All posts by mjptna

“Effective Communications” by David Padfield. Thursday January 3rd 2019

On January 3rd we listened to Dave Padfield regale us with anecdotes of often amusing misinterpretations or misunderstandings he had come across over the course of his career as a teacher of French. He stressed how much speaking and listening are interlinked, but how over the course of his life and having a profoundly deaf son in law, he had come to realise how speaking does not have to be auditory. His granddaughters have grown up adept at sign language, being able to sign effectively as babies before they had developed effective speech.He has worked too teaching English as a foreign language to many overseas students in schools and colleges. This led to some tales of problems with syntax between two languages, sometimes leading to hilarious mistranslationHe enjoyed his teaching over the years and admitted that he preferred to take less able students as he was often able to spot nuggets of potential deeply buried in households that cared little for learning Now he spends his time teaching Pembrokeshire primary children to ride bicycles safely and doing voluntary work. Cycling is still very much part of his life, recently cycling solo around Ireland and still picking up the odd amusing snippet- once asking a shop keeper for soap and being offered oxtail or tomato.

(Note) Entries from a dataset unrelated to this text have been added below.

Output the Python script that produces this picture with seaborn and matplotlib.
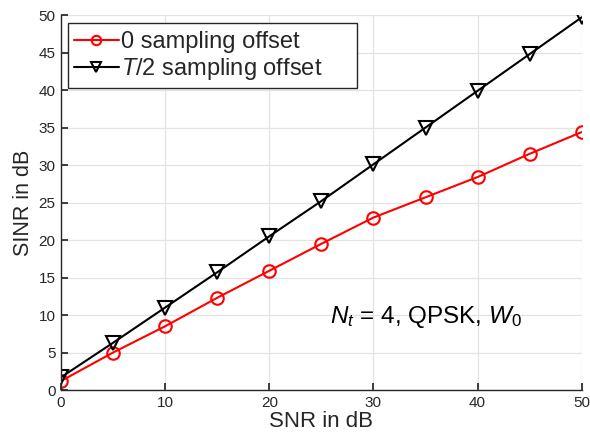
import matplotlib
matplotlib.use("Agg")
import matplotlib.pyplot as plt
from matplotlib.patches import Rectangle
import seaborn as sns
import pandas as pd

snr = [0, 5, 10, 15, 20, 25, 30, 35, 40, 45, 50]
sinr_zero = [1.2, 5.0, 8.5, 12.3, 15.9, 19.5, 23.0, 25.7, 28.4, 31.5, 34.4]
sinr_half = [1.7, 6.3, 11.0, 15.7, 20.5, 25.2, 30.1, 35.0, 39.9, 44.8, 49.7]
labels = ["0 sampling offset", r"$\it{T/2}$ sampling offset"]

sns.set_theme(style="whitegrid")
plt.rcParams['font.family'] = ['Liberation Sans', 'DejaVu Sans']
plt.rcParams['mathtext.fontset'] = 'custom'
plt.rcParams['mathtext.rm'] = 'Liberation Sans'
plt.rcParams['mathtext.it'] = 'Liberation Sans:italic'

fig = plt.figure(figsize=(5.9, 4.43), dpi=100)
ax = fig.add_axes([0.1034, 0.1196, 0.8826, 0.8464])

df1 = pd.DataFrame({"snr": snr, "sinr": sinr_zero})
df2 = pd.DataFrame({"snr": snr, "sinr": sinr_half})
sns.lineplot(data=df1, x="snr", y="sinr", ax=ax, color="red", marker="o",
             markersize=9, markerfacecolor="none", markeredgecolor="red",
             markeredgewidth=1.5, linewidth=1.5, label=labels[0])
sns.lineplot(data=df2, x="snr", y="sinr", ax=ax, color="black", marker="v",
             markersize=10.5, markerfacecolor="none", markeredgecolor="black",
             markeredgewidth=1.5, linewidth=1.5, label=labels[1])

ax.set_xlim(0, 50)
ax.set_ylim(0, 50)
ax.set_xticks(range(0, 51, 10))
ax.set_yticks(range(0, 51, 5))
ax.set_xlabel("SNR in dB", fontsize=16, color="#262626", labelpad=1)
ax.set_ylabel("SINR in dB", fontsize=15.5, color="#262626", labelpad=3)
ax.tick_params(axis="both", labelsize=11, colors="#262626", length=5,
               direction="in", pad=4, bottom=True, left=True)
ax.set_facecolor("white")
ax.grid(True, color="#e3e3e3", linewidth=0.9)
for s in ["top", "right"]:
    ax.spines[s].set_visible(False)
for s in ["left", "bottom"]:
    ax.spines[s].set_color("#262626")
    ax.spines[s].set_linewidth(1.0)

# legend box (MATLAB-style, with extra right padding)
box = Rectangle((0.0134, 0.8053), 0.5546, 0.1734, transform=ax.transAxes,
                facecolor="white", edgecolor="#262626", linewidth=1.0,
                zorder=4.9)
ax.add_patch(box)
leg = ax.legend(loc="upper left", fontsize=17, frameon=False,
                borderpad=0.25, labelspacing=0.12, handlelength=1.9,
                handletextpad=0.1, bbox_to_anchor=(0.013, 0.972),
                borderaxespad=0, markerscale=0.75)
leg.set_zorder(5)

ax.text(25.8, 9.8, r"$N_t$ = 4, QPSK, $W_0$", fontsize=17.5, ha="left",
        va="center", color="black")

fig.savefig("out.png", dpi=100)
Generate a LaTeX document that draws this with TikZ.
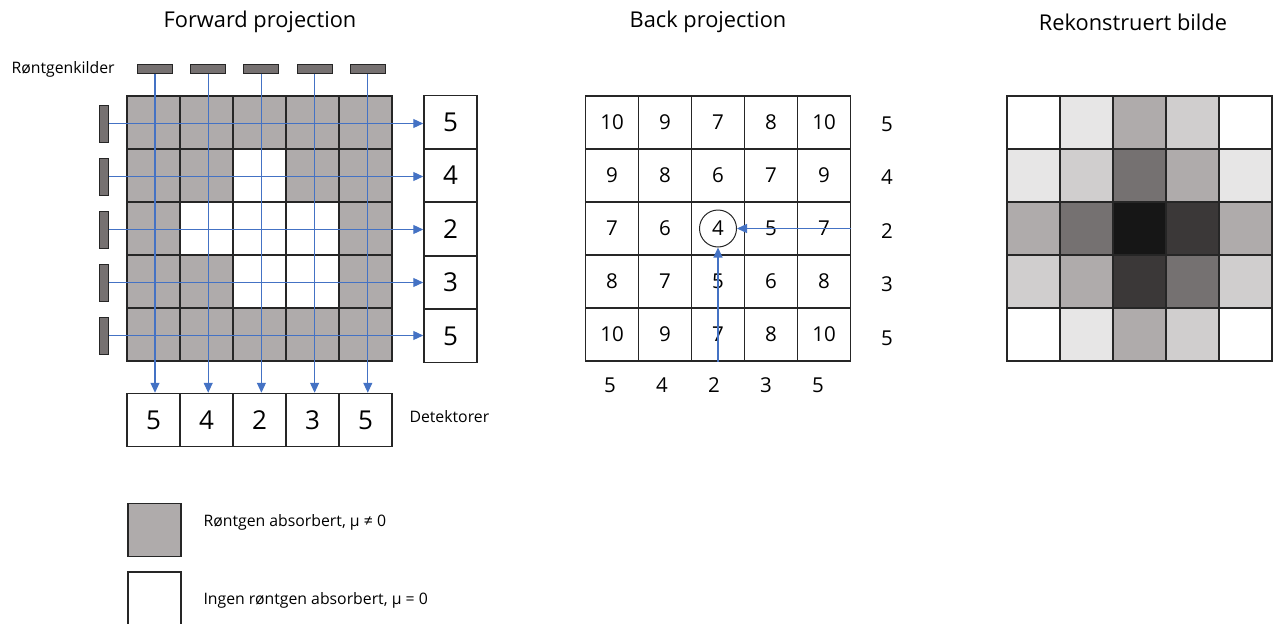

“William Marshall- The Greatest Knight” a talk by Gareth Mills. Thursday December 6th 2018.

  William Marshall (the Greatest Knight) and his building of Pembroke Castle

William was born in France of an Anglo Norman family in 1147. As the son of a minor nobleman he had no fortune to inherit and had to make his own way in life. Aged 12 he went to Normandy to train as a knight and was knighted in1166. In 1170 King Henry 2nd asked Marshal to join his Court but allowed Marshall to go on a crusade. On William’s return he rejoined the Court and served as a loyal captain through Henry’s final difficult years.

Henry rewarded William by arranging his marriage to Isabel de Clare, the daughter of Richard de Clare (Strongbow), the Earl of Pembroke. The marriage brought with it large estates in England, Normandy, Ireland and Wales, and Marshall set about improving them. At Pembroke Castle he improved its defences by building the formidable keep which he made impregnable with a stone roof. He also dug out access steps to Wogans Cavern that enabled the castle to be supplied if under siege.

When Richard, the Lionheart, became King, William was one of the Barons appointed to the Council of Regency when Richard joined the third crusade. Following Richard’s death, he supported the unpopular King John, becoming his chief adviser and the guardian to John’s son, the future Henry 3rd. William remained loyal to King John throughout the hostilities with his barons which culminated with the signing of Magna Carta on June 15th 1215

In November 1216 John died, in the midst of a French invasion. William was appointed Protector of the nine year old King and Regent of the Kingdom. He produced an improved Magna Carta and declared he would rule under its terms.

Although William was aged 70, he prosecuted the war against the French with great energy. During the Battle of Lincoln he charged at the head of the young King’s army and gained a victory which caused the French to retire from England

In 1219, William was buried in the Temple Church in London. Stephen Langton, Archbishop of Canterbury, stated ‘Behold the remains of the best knight who ever lived’.